Your objective :: Lift out all lines below that contain "this".

Materials provided ::
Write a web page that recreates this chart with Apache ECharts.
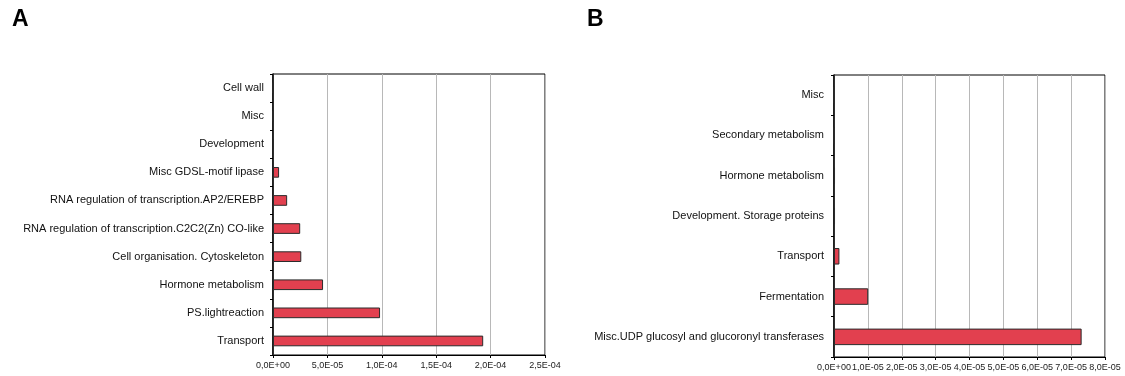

--

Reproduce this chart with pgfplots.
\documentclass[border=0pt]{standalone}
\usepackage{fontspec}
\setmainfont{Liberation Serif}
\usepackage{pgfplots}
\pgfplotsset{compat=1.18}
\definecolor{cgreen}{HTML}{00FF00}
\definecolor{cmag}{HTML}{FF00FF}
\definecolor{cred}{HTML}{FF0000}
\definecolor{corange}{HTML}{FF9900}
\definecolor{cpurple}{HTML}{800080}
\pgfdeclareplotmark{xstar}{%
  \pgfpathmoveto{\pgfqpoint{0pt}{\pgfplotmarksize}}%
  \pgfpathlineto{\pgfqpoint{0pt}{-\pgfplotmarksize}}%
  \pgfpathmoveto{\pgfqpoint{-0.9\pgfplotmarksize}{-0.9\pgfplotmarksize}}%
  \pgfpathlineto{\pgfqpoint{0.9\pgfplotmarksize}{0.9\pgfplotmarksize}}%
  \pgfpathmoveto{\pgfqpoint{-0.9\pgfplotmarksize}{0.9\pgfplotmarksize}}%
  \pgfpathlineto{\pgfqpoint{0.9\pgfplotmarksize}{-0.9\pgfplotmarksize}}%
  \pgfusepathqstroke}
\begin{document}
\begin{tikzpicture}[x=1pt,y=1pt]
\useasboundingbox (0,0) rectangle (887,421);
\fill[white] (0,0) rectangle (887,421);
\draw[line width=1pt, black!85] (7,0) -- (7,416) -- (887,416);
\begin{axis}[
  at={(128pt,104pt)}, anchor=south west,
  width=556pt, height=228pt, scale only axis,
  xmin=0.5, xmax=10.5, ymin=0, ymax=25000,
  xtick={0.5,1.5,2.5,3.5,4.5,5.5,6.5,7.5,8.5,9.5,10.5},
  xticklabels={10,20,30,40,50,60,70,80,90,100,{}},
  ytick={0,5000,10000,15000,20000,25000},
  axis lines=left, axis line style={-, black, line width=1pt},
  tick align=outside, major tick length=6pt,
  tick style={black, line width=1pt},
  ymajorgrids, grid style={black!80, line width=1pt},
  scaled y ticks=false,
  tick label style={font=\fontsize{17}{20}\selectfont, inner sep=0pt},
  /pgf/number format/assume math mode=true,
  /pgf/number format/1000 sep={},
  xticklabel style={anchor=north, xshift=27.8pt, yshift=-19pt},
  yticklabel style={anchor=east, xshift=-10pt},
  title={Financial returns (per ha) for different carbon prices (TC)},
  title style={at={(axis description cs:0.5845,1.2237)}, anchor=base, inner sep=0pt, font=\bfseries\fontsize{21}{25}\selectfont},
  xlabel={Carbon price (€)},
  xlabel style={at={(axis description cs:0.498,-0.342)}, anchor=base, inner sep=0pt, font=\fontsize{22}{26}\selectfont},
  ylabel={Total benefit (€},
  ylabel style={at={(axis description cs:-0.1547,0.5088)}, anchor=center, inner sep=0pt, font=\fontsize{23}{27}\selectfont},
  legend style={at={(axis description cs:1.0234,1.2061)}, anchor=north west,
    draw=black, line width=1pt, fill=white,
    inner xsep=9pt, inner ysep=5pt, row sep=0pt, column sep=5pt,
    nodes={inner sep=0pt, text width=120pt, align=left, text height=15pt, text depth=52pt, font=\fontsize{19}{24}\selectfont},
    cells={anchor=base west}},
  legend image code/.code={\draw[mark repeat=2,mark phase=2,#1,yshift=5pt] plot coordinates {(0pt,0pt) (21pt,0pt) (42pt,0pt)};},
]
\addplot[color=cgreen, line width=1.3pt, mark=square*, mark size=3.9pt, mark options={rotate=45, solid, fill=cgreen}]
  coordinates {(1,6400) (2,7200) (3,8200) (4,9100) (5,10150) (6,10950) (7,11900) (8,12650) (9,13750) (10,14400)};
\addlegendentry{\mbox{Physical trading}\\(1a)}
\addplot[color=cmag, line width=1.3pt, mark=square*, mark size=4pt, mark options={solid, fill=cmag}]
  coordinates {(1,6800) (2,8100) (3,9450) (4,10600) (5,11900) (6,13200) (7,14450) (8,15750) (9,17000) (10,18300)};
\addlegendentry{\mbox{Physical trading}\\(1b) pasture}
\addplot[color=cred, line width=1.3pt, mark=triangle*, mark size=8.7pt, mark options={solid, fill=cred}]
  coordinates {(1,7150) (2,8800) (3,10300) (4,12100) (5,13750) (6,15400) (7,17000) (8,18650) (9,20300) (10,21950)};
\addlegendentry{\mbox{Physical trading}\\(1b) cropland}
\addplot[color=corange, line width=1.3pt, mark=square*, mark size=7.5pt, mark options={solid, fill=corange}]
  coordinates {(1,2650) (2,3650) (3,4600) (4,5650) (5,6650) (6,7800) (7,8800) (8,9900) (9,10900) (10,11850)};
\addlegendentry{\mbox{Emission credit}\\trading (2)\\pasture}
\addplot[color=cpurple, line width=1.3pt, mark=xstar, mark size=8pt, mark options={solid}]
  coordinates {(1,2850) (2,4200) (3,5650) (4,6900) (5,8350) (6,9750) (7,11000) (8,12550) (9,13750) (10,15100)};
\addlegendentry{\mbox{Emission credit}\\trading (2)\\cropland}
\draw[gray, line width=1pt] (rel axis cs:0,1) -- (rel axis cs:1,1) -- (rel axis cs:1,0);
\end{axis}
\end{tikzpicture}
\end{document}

...

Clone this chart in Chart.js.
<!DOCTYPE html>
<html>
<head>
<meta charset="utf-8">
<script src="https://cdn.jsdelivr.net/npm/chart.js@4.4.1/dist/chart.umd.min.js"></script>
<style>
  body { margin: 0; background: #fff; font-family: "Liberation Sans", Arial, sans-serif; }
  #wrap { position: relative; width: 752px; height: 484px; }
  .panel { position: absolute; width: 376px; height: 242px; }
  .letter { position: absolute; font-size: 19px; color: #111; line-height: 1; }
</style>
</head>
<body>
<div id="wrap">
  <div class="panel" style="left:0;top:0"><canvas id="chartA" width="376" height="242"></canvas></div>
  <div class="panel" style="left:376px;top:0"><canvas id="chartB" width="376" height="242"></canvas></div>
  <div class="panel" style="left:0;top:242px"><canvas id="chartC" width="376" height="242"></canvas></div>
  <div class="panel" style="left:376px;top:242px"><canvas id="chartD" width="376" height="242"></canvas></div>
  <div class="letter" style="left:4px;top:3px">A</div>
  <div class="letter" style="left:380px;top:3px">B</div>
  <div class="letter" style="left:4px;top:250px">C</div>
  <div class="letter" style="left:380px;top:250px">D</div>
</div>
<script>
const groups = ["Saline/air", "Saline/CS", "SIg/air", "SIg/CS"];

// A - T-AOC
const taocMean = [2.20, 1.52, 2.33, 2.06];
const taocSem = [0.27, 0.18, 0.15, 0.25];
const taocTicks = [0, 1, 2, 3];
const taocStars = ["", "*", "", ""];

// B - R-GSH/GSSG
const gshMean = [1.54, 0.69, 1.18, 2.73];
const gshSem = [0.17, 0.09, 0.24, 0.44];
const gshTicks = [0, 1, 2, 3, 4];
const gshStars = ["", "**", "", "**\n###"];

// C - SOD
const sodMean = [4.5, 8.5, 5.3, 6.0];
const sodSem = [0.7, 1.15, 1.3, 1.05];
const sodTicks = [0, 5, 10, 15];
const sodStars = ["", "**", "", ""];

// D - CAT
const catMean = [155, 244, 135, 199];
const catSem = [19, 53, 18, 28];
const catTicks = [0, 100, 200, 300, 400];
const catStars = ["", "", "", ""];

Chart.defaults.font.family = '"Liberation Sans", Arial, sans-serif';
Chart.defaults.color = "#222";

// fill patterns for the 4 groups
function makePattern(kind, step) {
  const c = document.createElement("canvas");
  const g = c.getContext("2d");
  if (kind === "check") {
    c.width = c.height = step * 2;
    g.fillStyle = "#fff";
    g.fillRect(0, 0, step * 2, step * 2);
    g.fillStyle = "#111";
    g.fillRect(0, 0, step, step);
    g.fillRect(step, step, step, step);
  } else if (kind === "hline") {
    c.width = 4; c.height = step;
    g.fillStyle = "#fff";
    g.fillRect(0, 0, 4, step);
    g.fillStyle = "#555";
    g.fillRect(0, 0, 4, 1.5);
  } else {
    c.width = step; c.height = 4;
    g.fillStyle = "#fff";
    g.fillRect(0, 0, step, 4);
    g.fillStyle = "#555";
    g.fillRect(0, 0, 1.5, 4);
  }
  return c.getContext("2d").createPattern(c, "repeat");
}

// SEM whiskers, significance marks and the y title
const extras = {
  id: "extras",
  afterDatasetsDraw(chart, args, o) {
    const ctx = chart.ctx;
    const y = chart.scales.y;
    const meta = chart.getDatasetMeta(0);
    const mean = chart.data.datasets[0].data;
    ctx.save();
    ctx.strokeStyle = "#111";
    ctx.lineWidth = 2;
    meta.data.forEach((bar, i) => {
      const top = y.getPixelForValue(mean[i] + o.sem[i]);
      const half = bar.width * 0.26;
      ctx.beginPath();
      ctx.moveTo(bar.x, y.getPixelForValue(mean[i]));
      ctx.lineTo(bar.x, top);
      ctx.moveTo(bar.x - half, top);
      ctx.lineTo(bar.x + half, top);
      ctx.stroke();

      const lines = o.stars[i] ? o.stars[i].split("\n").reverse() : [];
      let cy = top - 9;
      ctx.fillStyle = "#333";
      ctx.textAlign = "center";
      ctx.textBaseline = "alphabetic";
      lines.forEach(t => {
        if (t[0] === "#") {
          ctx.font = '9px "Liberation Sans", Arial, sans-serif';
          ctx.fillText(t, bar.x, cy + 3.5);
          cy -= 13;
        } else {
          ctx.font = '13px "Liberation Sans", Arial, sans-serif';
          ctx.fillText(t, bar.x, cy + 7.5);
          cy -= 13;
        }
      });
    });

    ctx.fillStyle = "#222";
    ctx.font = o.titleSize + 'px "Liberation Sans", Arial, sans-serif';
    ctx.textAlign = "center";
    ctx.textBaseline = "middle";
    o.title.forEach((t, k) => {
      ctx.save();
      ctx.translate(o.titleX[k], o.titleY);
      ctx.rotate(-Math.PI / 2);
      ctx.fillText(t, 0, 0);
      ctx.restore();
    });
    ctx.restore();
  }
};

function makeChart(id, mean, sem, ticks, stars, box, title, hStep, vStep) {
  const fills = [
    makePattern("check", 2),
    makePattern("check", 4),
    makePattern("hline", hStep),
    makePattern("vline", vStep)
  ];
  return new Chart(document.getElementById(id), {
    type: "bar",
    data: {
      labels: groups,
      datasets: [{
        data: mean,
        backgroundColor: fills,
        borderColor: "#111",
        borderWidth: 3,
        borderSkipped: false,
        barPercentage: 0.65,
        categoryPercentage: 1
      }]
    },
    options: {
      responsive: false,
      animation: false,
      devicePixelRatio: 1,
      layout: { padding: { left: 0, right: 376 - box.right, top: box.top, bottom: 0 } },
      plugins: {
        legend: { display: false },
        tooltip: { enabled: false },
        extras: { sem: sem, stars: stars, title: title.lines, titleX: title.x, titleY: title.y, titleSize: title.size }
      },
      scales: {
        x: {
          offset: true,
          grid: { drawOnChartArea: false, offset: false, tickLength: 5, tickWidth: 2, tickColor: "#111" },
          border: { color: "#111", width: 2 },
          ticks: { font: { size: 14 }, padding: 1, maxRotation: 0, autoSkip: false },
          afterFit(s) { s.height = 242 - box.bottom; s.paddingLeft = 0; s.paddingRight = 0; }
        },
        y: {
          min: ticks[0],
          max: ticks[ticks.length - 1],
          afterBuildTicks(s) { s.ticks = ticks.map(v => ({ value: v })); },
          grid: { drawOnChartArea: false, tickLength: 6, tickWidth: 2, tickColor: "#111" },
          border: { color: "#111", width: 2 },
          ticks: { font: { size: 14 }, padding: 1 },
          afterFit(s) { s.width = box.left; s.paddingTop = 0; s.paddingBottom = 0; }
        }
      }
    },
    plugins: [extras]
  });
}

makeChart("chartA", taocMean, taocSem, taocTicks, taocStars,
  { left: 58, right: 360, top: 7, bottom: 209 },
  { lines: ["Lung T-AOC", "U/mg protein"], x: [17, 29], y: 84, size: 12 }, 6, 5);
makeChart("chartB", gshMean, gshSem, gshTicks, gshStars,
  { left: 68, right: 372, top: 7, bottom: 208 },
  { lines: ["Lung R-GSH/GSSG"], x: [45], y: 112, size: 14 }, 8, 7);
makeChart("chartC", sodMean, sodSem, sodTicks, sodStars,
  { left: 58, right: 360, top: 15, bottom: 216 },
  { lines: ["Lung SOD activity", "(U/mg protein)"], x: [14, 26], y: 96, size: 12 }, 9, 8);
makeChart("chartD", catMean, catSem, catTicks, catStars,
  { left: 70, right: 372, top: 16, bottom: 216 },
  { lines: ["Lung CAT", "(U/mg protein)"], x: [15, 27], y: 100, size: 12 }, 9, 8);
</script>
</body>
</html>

Expected answer ::
Write a web page that recreates this chart with Apache ECharts.
Reproduce this chart with pgfplots.
Clone this chart in Chart.js.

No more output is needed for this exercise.